Pokemon GO is on a deal signing streak and its new partner is SK Telecom. If you recall from our earlier post, Niantic signed a deal with Sprint and Boost Mobile to offer US players a trainer rewards program. Players from any mobile network can benefit from this program as long as they make an account on the trainer rewards website. It is no doubt this deal is in place to help maintain Pokemon GO’s popularity, which took a little hit last year. Their aim is the same with the South Korean market.
The Pokemon GO and SK Telecom Deal
The terms of the agreement are simple. SK Telecom’s stores will appear as Gyms and PokeStops in-game. The mobile provider has an estimated 4,000 stores across South Korea. So that’s a lot of new places for players to collect pokeballs and do battle.
In exchange, players on SK Telecom will not be charged for their data when playing Pokemon GO. Most of the players in Korea are younger and don’t have unlimited data plans. So a deal like this will definitely increase the play time among the Korean players. This deal won’t last forever, though. Trainers can benefit from this partnership from now until the end of June 2017.

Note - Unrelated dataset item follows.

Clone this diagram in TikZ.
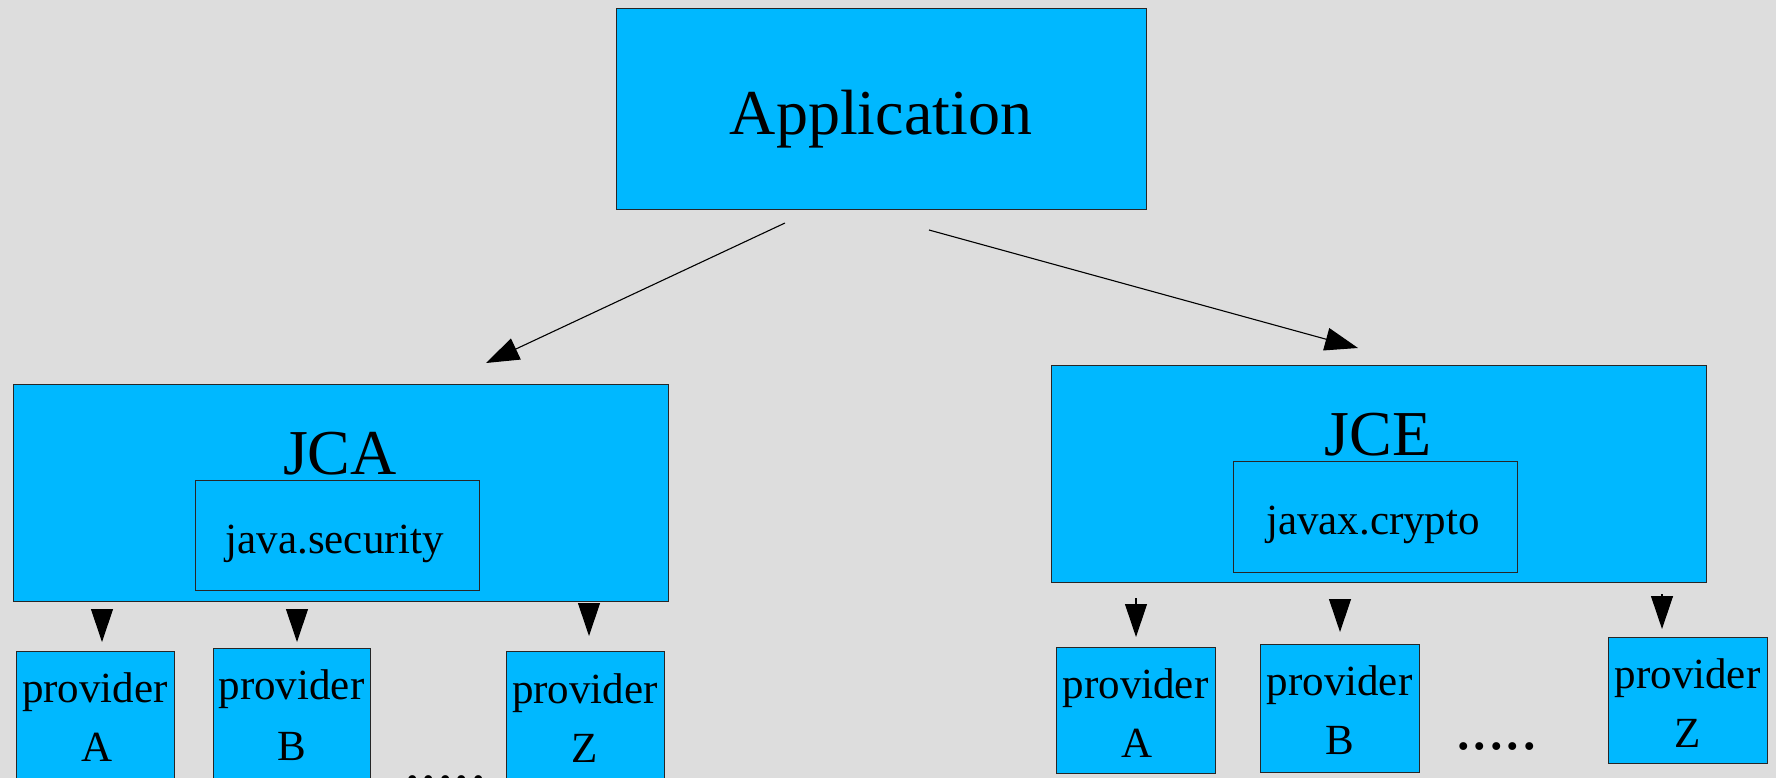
\documentclass[tikz,border=0pt]{standalone}
\usepackage{fontspec}
\setmainfont{Liberation Serif}
\usetikzlibrary{arrows.meta}
\definecolor{bg}{HTML}{DDDDDD}
\definecolor{boxfill}{HTML}{00B8FF}
\begin{document}
\begin{tikzpicture}[x=1pt,y=-1pt,
  box/.style={draw=black!85, line width=1pt, fill=boxfill, rectangle, inner sep=0pt},
  bigtext/.style={font=\fontsize{64}{64}\selectfont, inner sep=0pt, anchor=base},
  midtext/.style={font=\fontsize{43}{43}\selectfont, inner sep=0pt, anchor=base},
  dotstext/.style={font=\fontsize{66}{66}\selectfont, inner sep=0pt, anchor=base west},
  bigarrow/.style={line width=1.1pt, -{Triangle[length=33pt,width=23pt]}},
  provarrow/.style={line width=1.1pt, -{Triangle[length=33pt,width=22pt]}}]
  % canvas
  \fill[bg] (0,0) rectangle (1776,778);
  \useasboundingbox (0,0) rectangle (1776,778);
  \clip (0,0) rectangle (1776,778);

  % top level
  \node[box, minimum width=530pt, minimum height=200pt] (app) at (881,109) {};
  \node[bigtext] (apptxt) at (881,135) {Application};

  % JCA
  \node[box, minimum width=655pt, minimum height=217pt] (jca) at (340.5,492.5) {};
  \node[bigtext] (jcatxt) at (340,474) {JCA};
  \node[box, minimum width=284pt, minimum height=110pt] (jsec) at (337,535) {};
  \node[midtext] (jsectxt) at (335,553) {java.security};

  % JCE
  \node[box, minimum width=655pt, minimum height=217pt] (jce) at (1378.5,473.5) {};
  \node[bigtext] (jcetxt) at (1378,455) {JCE};
  \node[box, minimum width=284pt, minimum height=111pt] (jx) at (1375,516.5) {};
  \node[midtext] (jxtxt) at (1373,534) {javax.crypto};

  % JCA providers
  \node[box, minimum width=158pt, minimum height=139pt] (pA) at (95,720.5) {};
  \node[midtext] (pAt1) at (95,702) {provider};
  \node[midtext] (pAt2) at (97,761) {A};
  \node[box, minimum width=157pt, minimum height=142pt] (pB) at (291.5,719) {};
  \node[midtext] (pBt1) at (291.5,699) {provider};
  \node[midtext] (pBt2) at (291.5,760) {B};
  \node[box, minimum width=158pt, minimum height=139pt] (pZ) at (585,720.5) {};
  \node[midtext] (pZt1) at (585,703) {provider};
  \node[midtext] (pZt2) at (585,762) {Z};
  \node[dotstext] (pdots) at (404,782) {.....};

  % JCE providers
  \node[box, minimum width=159pt, minimum height=126pt] (qA) at (1135.5,710) {};
  \node[midtext] (qAt1) at (1135.5,698) {provider};
  \node[midtext] (qAt2) at (1137,757) {A};
  \node[box, minimum width=159pt, minimum height=128pt] (qB) at (1339.5,708) {};
  \node[midtext] (qBt1) at (1339.5,695) {provider};
  \node[midtext] (qBt2) at (1339.5,754) {B};
  \node[box, minimum width=159pt, minimum height=126pt] (qZ) at (1687.5,700) {};
  \node[midtext] (qZt1) at (1687.5,688) {provider};
  \node[midtext] (qZt2) at (1687.5,747) {Z};
  \node[dotstext] (qdots) at (1455,749) {.....};

  % connector end points
  \coordinate (aL) at (785,223);
  \coordinate (tL) at (486,363);
  \coordinate (aR) at (929,230);
  \coordinate (tR) at (1358,348);

  \coordinate (pAs) at (102,611);  \coordinate (pAe) at (102,642);
  \coordinate (pBs) at (297,611);  \coordinate (pBe) at (297,642);
  \coordinate (pZs) at (589,605);  \coordinate (pZe) at (589,636);
  \coordinate (qAs) at (1136,598); \coordinate (qAe) at (1136,637);
  \coordinate (qBs) at (1340,601); \coordinate (qBe) at (1340,632);
  \coordinate (qZs) at (1662,594); \coordinate (qZe) at (1662,629);

  % connectors
  \draw[bigarrow] (aL) -- (tL);
  \draw[bigarrow] (aR) -- (tR);

  \draw[provarrow] (pAs) -- (pAe);
  \draw[provarrow] (pBs) -- (pBe);
  \draw[provarrow] (pZs) -- (pZe);
  \draw[provarrow] (qAs) -- (qAe);
  \draw[provarrow] (qBs) -- (qBe);
  \draw[provarrow] (qZs) -- (qZe);
\end{tikzpicture}
\end{document}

There is still plenty of steam for Pokemon GO in South Korea. Unlike the US, the game only recently appeared on the Korean market in January of this year. Its release in Korea has definitely helped Pokemon GO’s download numbers, surpassing 650 million downloads worldwide.

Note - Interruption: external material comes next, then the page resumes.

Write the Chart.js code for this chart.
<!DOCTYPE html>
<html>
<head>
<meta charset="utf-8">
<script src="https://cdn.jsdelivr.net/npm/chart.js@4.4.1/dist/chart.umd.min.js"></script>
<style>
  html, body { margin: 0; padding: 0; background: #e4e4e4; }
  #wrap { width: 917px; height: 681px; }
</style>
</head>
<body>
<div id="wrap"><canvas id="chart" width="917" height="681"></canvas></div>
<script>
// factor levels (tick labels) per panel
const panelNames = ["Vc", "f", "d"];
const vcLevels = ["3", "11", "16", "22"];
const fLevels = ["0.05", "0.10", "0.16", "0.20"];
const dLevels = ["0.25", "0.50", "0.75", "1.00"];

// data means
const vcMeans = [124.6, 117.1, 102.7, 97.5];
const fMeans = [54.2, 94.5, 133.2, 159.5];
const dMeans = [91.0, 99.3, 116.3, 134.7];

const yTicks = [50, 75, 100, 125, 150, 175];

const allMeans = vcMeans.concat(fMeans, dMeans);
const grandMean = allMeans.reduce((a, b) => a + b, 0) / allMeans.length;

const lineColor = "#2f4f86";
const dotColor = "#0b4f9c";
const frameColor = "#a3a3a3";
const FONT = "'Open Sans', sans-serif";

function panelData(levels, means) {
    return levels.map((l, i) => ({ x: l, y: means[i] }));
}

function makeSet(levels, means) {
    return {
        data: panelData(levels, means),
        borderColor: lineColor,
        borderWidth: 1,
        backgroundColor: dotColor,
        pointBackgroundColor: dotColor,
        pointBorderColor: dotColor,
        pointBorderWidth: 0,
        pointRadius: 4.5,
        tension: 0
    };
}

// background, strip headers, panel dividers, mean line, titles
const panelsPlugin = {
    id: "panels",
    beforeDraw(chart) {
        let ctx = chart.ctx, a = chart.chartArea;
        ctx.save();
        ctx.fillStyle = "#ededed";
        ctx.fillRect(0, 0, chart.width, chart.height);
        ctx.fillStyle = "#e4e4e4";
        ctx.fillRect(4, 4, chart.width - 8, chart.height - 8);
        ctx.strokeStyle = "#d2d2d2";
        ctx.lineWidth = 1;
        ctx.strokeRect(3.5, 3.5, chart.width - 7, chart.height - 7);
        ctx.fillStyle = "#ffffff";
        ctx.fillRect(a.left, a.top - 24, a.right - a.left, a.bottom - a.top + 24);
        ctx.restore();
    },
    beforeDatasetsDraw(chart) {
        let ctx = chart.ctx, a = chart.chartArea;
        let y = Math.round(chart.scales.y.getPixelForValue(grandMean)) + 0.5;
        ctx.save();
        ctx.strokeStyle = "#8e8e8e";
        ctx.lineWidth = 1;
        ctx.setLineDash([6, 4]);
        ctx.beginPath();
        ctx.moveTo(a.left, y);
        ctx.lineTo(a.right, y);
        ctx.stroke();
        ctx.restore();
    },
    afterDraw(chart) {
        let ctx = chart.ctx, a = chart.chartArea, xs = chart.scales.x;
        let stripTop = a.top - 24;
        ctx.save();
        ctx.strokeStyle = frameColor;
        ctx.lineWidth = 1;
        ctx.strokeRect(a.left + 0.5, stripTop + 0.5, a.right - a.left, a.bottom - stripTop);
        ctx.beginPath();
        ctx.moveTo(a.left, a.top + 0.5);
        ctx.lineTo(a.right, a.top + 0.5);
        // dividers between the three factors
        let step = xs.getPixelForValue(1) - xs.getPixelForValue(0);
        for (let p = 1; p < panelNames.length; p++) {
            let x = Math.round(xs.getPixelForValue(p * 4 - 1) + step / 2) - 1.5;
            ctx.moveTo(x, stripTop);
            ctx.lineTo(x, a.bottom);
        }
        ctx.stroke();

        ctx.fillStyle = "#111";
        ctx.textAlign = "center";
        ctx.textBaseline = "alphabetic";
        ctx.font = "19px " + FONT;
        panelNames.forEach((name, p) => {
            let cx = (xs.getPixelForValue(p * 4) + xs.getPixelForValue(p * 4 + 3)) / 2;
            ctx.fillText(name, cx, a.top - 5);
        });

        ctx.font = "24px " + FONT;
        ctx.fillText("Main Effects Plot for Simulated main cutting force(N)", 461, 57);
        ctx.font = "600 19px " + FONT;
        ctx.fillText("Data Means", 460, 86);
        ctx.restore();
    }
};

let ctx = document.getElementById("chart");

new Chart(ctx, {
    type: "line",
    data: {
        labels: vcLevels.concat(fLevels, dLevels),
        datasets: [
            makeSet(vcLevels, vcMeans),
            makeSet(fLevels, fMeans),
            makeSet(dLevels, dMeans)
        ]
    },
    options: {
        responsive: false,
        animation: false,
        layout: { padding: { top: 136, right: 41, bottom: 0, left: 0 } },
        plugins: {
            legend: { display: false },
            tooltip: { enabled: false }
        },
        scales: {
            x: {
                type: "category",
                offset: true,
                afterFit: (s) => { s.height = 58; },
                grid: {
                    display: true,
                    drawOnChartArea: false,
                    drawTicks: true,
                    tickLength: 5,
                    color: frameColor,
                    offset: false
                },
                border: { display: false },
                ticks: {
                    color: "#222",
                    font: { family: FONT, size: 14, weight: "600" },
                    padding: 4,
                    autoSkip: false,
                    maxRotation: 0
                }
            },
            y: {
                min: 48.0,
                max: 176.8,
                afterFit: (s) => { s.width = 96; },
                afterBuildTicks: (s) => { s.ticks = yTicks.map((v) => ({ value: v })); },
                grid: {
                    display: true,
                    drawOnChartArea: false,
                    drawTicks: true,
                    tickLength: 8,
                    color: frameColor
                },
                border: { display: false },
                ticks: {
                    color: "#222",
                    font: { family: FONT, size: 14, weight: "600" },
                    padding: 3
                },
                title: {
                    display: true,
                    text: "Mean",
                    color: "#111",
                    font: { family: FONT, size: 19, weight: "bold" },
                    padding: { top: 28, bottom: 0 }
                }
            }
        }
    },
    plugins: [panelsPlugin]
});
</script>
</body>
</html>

As for SK Telecom, they have been investing and developing in the areas of augmented reality. Signing this deal with Niantic may just be the beginnings of a long and fruitful business relationship.
“SK Telecom is excited to enter into a meaningful partnership with Niantic, a leading gaming app developer in the world,” said Lee Inn-chan, Executive Vice President and Head of Service Innovation Division of SK Telecom. “Starting with this partnership, SK Telecom will join hands with more companies across the globe to collaborate in advanced technologies to provide customers with differentiated value and experience.”